## Begin

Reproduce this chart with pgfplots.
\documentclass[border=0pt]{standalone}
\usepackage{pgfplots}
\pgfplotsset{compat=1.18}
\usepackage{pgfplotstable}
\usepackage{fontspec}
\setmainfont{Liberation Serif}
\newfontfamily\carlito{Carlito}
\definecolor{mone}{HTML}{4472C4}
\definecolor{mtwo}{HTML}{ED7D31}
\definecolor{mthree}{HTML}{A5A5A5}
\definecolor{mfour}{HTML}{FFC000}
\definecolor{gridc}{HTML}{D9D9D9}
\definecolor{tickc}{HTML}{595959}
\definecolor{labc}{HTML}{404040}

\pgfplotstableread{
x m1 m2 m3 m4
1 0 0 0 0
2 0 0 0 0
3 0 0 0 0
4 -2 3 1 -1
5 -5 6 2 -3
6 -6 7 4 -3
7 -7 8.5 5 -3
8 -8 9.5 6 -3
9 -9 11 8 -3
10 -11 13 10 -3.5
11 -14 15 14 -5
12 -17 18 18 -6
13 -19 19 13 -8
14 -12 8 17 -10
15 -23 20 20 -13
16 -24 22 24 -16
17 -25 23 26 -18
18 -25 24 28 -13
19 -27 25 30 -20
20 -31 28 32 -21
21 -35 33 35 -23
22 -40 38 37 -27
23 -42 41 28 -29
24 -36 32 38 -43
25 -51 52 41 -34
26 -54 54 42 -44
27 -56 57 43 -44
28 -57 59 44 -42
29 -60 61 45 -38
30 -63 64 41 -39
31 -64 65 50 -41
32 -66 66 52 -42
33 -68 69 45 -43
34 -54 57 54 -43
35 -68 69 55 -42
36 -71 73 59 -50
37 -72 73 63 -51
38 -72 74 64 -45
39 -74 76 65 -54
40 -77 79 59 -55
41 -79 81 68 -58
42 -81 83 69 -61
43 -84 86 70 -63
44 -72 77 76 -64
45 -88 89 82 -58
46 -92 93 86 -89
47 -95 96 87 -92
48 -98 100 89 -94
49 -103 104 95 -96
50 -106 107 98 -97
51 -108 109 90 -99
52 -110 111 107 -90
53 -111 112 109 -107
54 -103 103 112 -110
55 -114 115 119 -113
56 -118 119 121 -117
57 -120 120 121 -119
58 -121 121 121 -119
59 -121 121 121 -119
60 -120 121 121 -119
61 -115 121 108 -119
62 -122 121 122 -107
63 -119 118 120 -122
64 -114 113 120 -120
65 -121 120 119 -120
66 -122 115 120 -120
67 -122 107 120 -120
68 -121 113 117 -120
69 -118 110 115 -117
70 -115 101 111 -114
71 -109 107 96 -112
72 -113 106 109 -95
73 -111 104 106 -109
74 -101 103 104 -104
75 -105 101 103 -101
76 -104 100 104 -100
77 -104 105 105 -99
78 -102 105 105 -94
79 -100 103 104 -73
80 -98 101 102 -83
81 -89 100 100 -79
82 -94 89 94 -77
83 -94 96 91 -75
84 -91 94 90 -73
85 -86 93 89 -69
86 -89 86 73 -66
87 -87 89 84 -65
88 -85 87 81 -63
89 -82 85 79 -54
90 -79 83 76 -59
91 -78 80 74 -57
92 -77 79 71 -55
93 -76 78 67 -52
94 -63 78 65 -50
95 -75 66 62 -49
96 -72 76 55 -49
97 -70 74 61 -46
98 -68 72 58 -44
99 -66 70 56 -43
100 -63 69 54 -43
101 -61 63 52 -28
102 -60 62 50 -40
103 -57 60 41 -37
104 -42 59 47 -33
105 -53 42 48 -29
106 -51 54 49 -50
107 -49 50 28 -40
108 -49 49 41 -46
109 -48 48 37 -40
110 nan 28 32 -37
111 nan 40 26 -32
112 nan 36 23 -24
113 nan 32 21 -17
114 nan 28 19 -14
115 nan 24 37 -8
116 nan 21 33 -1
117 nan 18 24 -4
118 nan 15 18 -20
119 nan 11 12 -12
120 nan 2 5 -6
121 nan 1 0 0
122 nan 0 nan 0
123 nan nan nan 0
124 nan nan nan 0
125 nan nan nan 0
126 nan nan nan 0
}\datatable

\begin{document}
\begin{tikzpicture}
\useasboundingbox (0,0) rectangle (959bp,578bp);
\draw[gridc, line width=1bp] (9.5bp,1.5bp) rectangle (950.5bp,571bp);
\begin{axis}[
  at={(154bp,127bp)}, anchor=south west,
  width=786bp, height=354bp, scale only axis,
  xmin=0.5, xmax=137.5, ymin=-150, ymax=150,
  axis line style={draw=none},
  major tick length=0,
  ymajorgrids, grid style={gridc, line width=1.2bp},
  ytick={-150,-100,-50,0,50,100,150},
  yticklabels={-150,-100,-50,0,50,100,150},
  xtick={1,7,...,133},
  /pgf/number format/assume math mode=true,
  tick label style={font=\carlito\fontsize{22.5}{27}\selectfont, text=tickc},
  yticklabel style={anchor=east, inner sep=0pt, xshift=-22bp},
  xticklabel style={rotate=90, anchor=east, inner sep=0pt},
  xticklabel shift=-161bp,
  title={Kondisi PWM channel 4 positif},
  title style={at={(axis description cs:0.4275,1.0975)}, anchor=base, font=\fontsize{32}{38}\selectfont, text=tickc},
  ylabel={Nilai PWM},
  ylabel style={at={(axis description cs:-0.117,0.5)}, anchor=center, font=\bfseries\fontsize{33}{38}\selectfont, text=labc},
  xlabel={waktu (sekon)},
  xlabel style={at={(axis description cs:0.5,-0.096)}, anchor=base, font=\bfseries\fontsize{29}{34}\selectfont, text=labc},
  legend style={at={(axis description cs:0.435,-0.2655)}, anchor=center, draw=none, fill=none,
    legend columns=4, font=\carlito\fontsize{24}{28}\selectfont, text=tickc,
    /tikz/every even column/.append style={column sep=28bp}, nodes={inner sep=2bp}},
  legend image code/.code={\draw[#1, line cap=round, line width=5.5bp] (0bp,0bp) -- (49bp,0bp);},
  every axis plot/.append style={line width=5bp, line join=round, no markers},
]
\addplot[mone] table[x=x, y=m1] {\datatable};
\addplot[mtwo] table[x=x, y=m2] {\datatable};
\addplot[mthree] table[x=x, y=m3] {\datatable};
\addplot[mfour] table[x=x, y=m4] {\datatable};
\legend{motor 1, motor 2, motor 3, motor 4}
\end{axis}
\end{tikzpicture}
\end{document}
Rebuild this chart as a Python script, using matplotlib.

## End

Retype all of the material, keeping each line exact.

Reproduce this chart with pgfplots.
\documentclass[border=0pt]{standalone}
\usepackage{pgfplots}
\pgfplotsset{compat=1.18}
\usepackage{pgfplotstable}
\usepackage{fontspec}
\setmainfont{Liberation Serif}
\newfontfamily\carlito{Carlito}
\definecolor{mone}{HTML}{4472C4}
\definecolor{mtwo}{HTML}{ED7D31}
\definecolor{mthree}{HTML}{A5A5A5}
\definecolor{mfour}{HTML}{FFC000}
\definecolor{gridc}{HTML}{D9D9D9}
\definecolor{tickc}{HTML}{595959}
\definecolor{labc}{HTML}{404040}

\pgfplotstableread{
x m1 m2 m3 m4
1 0 0 0 0
2 0 0 0 0
3 0 0 0 0
4 -2 3 1 -1
5 -5 6 2 -3
6 -6 7 4 -3
7 -7 8.5 5 -3
8 -8 9.5 6 -3
9 -9 11 8 -3
10 -11 13 10 -3.5
11 -14 15 14 -5
12 -17 18 18 -6
13 -19 19 13 -8
14 -12 8 17 -10
15 -23 20 20 -13
16 -24 22 24 -16
17 -25 23 26 -18
18 -25 24 28 -13
19 -27 25 30 -20
20 -31 28 32 -21
21 -35 33 35 -23
22 -40 38 37 -27
23 -42 41 28 -29
24 -36 32 38 -43
25 -51 52 41 -34
26 -54 54 42 -44
27 -56 57 43 -44
28 -57 59 44 -42
29 -60 61 45 -38
30 -63 64 41 -39
31 -64 65 50 -41
32 -66 66 52 -42
33 -68 69 45 -43
34 -54 57 54 -43
35 -68 69 55 -42
36 -71 73 59 -50
37 -72 73 63 -51
38 -72 74 64 -45
39 -74 76 65 -54
40 -77 79 59 -55
41 -79 81 68 -58
42 -81 83 69 -61
43 -84 86 70 -63
44 -72 77 76 -64
45 -88 89 82 -58
46 -92 93 86 -89
47 -95 96 87 -92
48 -98 100 89 -94
49 -103 104 95 -96
50 -106 107 98 -97
51 -108 109 90 -99
52 -110 111 107 -90
53 -111 112 109 -107
54 -103 103 112 -110
55 -114 115 119 -113
56 -118 119 121 -117
57 -120 120 121 -119
58 -121 121 121 -119
59 -121 121 121 -119
60 -120 121 121 -119
61 -115 121 108 -119
62 -122 121 122 -107
63 -119 118 120 -122
64 -114 113 120 -120
65 -121 120 119 -120
66 -122 115 120 -120
67 -122 107 120 -120
68 -121 113 117 -120
69 -118 110 115 -117
70 -115 101 111 -114
71 -109 107 96 -112
72 -113 106 109 -95
73 -111 104 106 -109
74 -101 103 104 -104
75 -105 101 103 -101
76 -104 100 104 -100
77 -104 105 105 -99
78 -102 105 105 -94
79 -100 103 104 -73
80 -98 101 102 -83
81 -89 100 100 -79
82 -94 89 94 -77
83 -94 96 91 -75
84 -91 94 90 -73
85 -86 93 89 -69
86 -89 86 73 -66
87 -87 89 84 -65
88 -85 87 81 -63
89 -82 85 79 -54
90 -79 83 76 -59
91 -78 80 74 -57
92 -77 79 71 -55
93 -76 78 67 -52
94 -63 78 65 -50
95 -75 66 62 -49
96 -72 76 55 -49
97 -70 74 61 -46
98 -68 72 58 -44
99 -66 70 56 -43
100 -63 69 54 -43
101 -61 63 52 -28
102 -60 62 50 -40
103 -57 60 41 -37
104 -42 59 47 -33
105 -53 42 48 -29
106 -51 54 49 -50
107 -49 50 28 -40
108 -49 49 41 -46
109 -48 48 37 -40
110 nan 28 32 -37
111 nan 40 26 -32
112 nan 36 23 -24
113 nan 32 21 -17
114 nan 28 19 -14
115 nan 24 37 -8
116 nan 21 33 -1
117 nan 18 24 -4
118 nan 15 18 -20
119 nan 11 12 -12
120 nan 2 5 -6
121 nan 1 0 0
122 nan 0 nan 0
123 nan nan nan 0
124 nan nan nan 0
125 nan nan nan 0
126 nan nan nan 0
}\datatable

\begin{document}
\begin{tikzpicture}
\useasboundingbox (0,0) rectangle (959bp,578bp);
\draw[gridc, line width=1bp] (9.5bp,1.5bp) rectangle (950.5bp,571bp);
\begin{axis}[
  at={(154bp,127bp)}, anchor=south west,
  width=786bp, height=354bp, scale only axis,
  xmin=0.5, xmax=137.5, ymin=-150, ymax=150,
  axis line style={draw=none},
  major tick length=0,
  ymajorgrids, grid style={gridc, line width=1.2bp},
  ytick={-150,-100,-50,0,50,100,150},
  yticklabels={-150,-100,-50,0,50,100,150},
  xtick={1,7,...,133},
  /pgf/number format/assume math mode=true,
  tick label style={font=\carlito\fontsize{22.5}{27}\selectfont, text=tickc},
  yticklabel style={anchor=east, inner sep=0pt, xshift=-22bp},
  xticklabel style={rotate=90, anchor=east, inner sep=0pt},
  xticklabel shift=-161bp,
  title={Kondisi PWM channel 4 positif},
  title style={at={(axis description cs:0.4275,1.0975)}, anchor=base, font=\fontsize{32}{38}\selectfont, text=tickc},
  ylabel={Nilai PWM},
  ylabel style={at={(axis description cs:-0.117,0.5)}, anchor=center, font=\bfseries\fontsize{33}{38}\selectfont, text=labc},
  xlabel={waktu (sekon)},
  xlabel style={at={(axis description cs:0.5,-0.096)}, anchor=base, font=\bfseries\fontsize{29}{34}\selectfont, text=labc},
  legend style={at={(axis description cs:0.435,-0.2655)}, anchor=center, draw=none, fill=none,
    legend columns=4, font=\carlito\fontsize{24}{28}\selectfont, text=tickc,
    /tikz/every even column/.append style={column sep=28bp}, nodes={inner sep=2bp}},
  legend image code/.code={\draw[#1, line cap=round, line width=5.5bp] (0bp,0bp) -- (49bp,0bp);},
  every axis plot/.append style={line width=5bp, line join=round, no markers},
]
\addplot[mone] table[x=x, y=m1] {\datatable};
\addplot[mtwo] table[x=x, y=m2] {\datatable};
\addplot[mthree] table[x=x, y=m3] {\datatable};
\addplot[mfour] table[x=x, y=m4] {\datatable};
\legend{motor 1, motor 2, motor 3, motor 4}
\end{axis}
\end{tikzpicture}
\end{document}
Rebuild this chart as a Python script, using matplotlib.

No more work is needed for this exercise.